When a fanatical officer ambushes the unit, their sergeant remorselessly guns down his unarmed lover as well. The incident obviously bothers Corporal Marson, as well as the street-smart Private Asch. In contrast, country-poor Pvt. Joyner is more troubled by the extent Marson is troubled. Shortly thereafter, in what might be an act of reprisal, the Sergeant dispatches them on a dangerous recon mission, up the mountain in search of the hiding German army.
They have either a stroke of good or bad luck when they encounter Angelo, a grizzled old villager, who agrees to lead them to the Germans. However, none of the GIs trusts the Italian, including Marson, but he insists they follow him anyway.
Recon is definitely a revisionist World War II film, which makes its release timed around Veteran’s Day a little awkward. Nevertheless, it is an earnest film of decent quality that should never seriously disparage anyone’s opinion of WWII-era veterans. Both intellectually and emotionally, we should all accept the fact war forces people to do terrible things. The fact that the “Greatest Generation” survived the sort of circumstances depicted in Recon to become productive citizens is one of the reasons they were so great.

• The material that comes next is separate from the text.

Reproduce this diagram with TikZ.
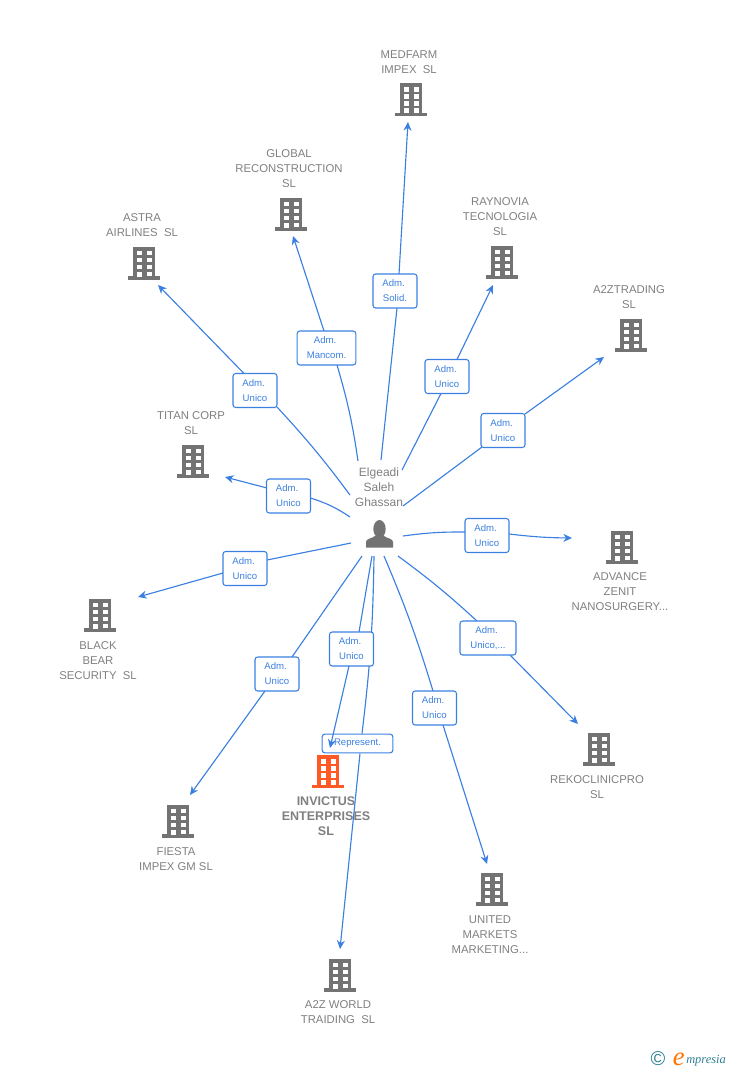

Arguably, the Chris Brochu and Sam Keeley, as Asch and Joyner, make that point quite dramatically with their memorable performances. The ill-will between the two enlisted men runs so strong, they are often on the brink of fisticuffs, yet when tragedy strikes, their antagonism is jettisoned. Consequently, their late scenes together are indeed quite poignant.
Recon is grim in tone, but it stages some surprisingly tense and realistic warfighting sequences. It is an uncompromising film that overachieves with its resources, but it has nothing like the scale, spectacle, or emotional heft of the stronger recent WWII films, like Hacksaw Ridge, Greyhound, and Unbroken. Recommended for fans of anti-heroic war movies, Recon has a special Fathom Events screening tonight (11/10) and then opens nationwide (except in New York City) this Friday (11/13).